Review: ‘The Novelist’s Film’ is another exquisite tale of cinema from Hong Sang-soo
Shortly before settling into “The Novelist’s Film,” a tense, absorbing and finally enchanting new movie written and directed by Hong Sang-soo, I couldn’t help but cycle through a flurry of familiar questions: Will this one be in color or black-and-white? Will the protagonist be a writer, a painter, a filmmaker or an actor? Will the story (or stories) unfold in strictly linear fashion, abruptly hit the reset button halfway through or play other gently mind-bending games with time? And most importantly, what will everyone drink: soju, as usual, or something a bit less conducive to Hong’s brand of reckless, well-liquored truth telling?

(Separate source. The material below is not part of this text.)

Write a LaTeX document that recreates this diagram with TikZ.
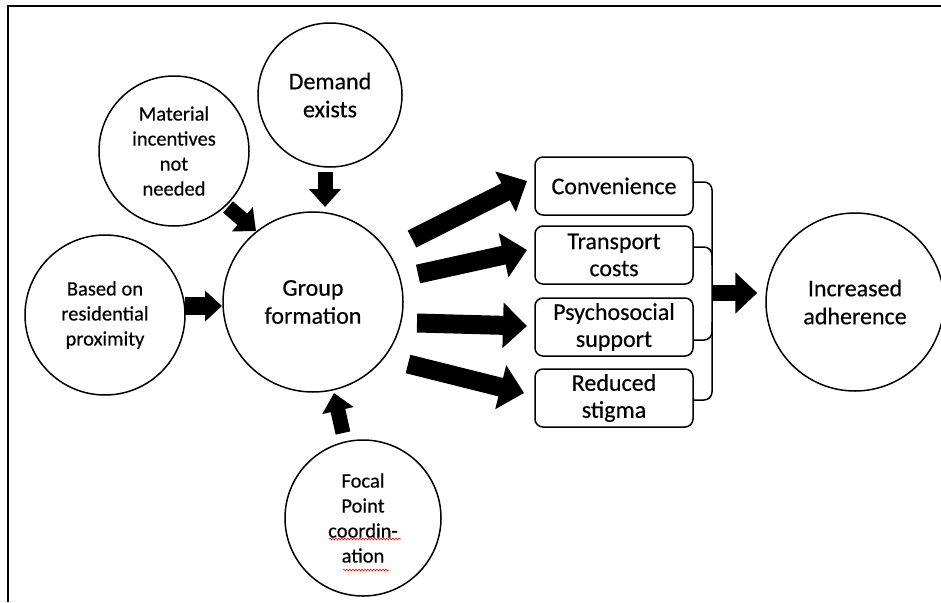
\documentclass[tikz,border=0pt]{standalone}
\usepackage{fontspec}
\setmainfont{Carlito}[FakeBold=0.35]
\usetikzlibrary{arrows.meta,decorations.pathmorphing}
\begin{document}
\begin{tikzpicture}[x=1pt,y=-1pt,
  circ/.style={draw,circle,line width=1.5pt,inner sep=0pt,align=center,
    font=\fontsize{24}{28}\selectfont},
  smallcirc/.style={circ,font=\fontsize{20.5}{25}\selectfont},
  box/.style={draw,rounded corners=8pt,line width=1.5pt,minimum width=158pt,
    minimum height=58pt,inner sep=0pt,align=center,font=\fontsize{24}{27}\selectfont},
  brk/.style={line width=1.5pt,rounded corners=8pt},
  smallarrow/.style={line width=15pt,-{Triangle[length=18pt,width=31pt]}},
  bigarrow/.style={line width=19pt,-{Triangle[length=24pt,width=44pt]}},
  endarrow/.style={line width=16pt,-{Triangle[length=22pt,width=40pt]}},
  squiggle/.style={red,line width=0.6pt,decorate,
    decoration={snake,amplitude=0.9pt,segment length=3pt}}]
\useasboundingbox (0,0) rectangle (941,602);
% frame
\draw[line width=2pt] (8,602) -- (8,6) -- (941,6);

% nodes
\node[circ,minimum size=144pt] (de) at (330,95) {Demand\\exists};
\node[smallcirc,minimum size=150pt] (mi) at (174,151) {Material\\incentives\\not\\needed};
\node[smallcirc,minimum size=160pt] (bp) at (105,315) {Based on\\residential\\proximity};
\node[circ,minimum size=180pt] (g) at (313,302) {Group\\formation};
\node[smallcirc,minimum size=156pt] (fp) at (363,518) {Focal\\Point\\coordin-\\ation};
\node[circ,minimum size=178pt] (ia) at (855,302) {Increased\\adherence};

\node[box] (c1) at (614,186) {Convenience};
\node[box] (c2) at (614,255) {Transport\\costs};
\node[box] (c3) at (614,327) {Psychosocial\\support};
\node[box] (c4) at (614,398) {Reduced\\stigma};

% spell-check marks
\draw[squiggle] ([xshift=-34pt,yshift=-21pt]fp.center) -- ([xshift=38pt,yshift=-21pt]fp.center);
\draw[squiggle] ([xshift=-20pt,yshift=-52pt]fp.center) -- ([xshift=26pt,yshift=-52pt]fp.center);

% arrow end points
\coordinate (deT) at (325,172); \coordinate (deH) at (325,207);
\coordinate (miT) at (228,207); \coordinate (miH) at (256,231);
\coordinate (bpT) at (185,306); \coordinate (bpH) at (222,306);
\coordinate (fpT) at (343,433); \coordinate (fpH) at (334,393);
\coordinate (g1) at (412,239); \coordinate (h1) at (527,181);
\coordinate (g2) at (418,274); \coordinate (h2) at (527,250);
\coordinate (g3) at (417,323); \coordinate (h3) at (527,326);
\coordinate (g4) at (408,364); \coordinate (h4) at (524,393);

\draw[smallarrow] (deT) -- (deH);
\draw[smallarrow] (miT) -- (miH);
\draw[line width=18pt,-{Triangle[length=17pt,width=30pt]}] (bpT) -- (bpH);
\draw[smallarrow] (fpT) -- (fpH);

\draw[bigarrow] (g1) -- (h1);
\draw[bigarrow] (g2) -- (h2);
\draw[bigarrow] (g3) -- (h3);
\draw[bigarrow] (g4) -- (h4);

% bracket
\coordinate (bt) at (712,182);
\coordinate (bb) at (712,400);
\draw[brk] ([yshift=4pt]c1.east) -- (bt) -- (bb) -- ([yshift=-2pt]c4.east);
\draw[brk] ([yshift=8pt]c2.east) -| (712,265);
\draw[brk] ([yshift=-13pt]c3.east) -| (712,322);

\coordinate (bm) at (712,293);
\draw[endarrow] (bm) -- (ia.west |- bm) [shorten >=8pt];
\end{tikzpicture}
\end{document}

To answer those questions in no particular order: They stick to coffee until late in the game, when they consume bottle after bottle of sweet, milky makgeolli. The story flows in chronological order, which doesn’t make it any less strange or mysterious, in its way, than it would’ve been with a few of the director’s signature temporal twists. The movie was shot in sharp, high-contrast black-and-white, in the stationary long takes and medium group shots best suited to the characters’ long, leisurely conversations. (Hong, as usual, served as his own cinematographer, editor and composer.) And the protagonist, per the title, is a novelist, albeit one with a severe enough case of writer’s block to consider trying something new.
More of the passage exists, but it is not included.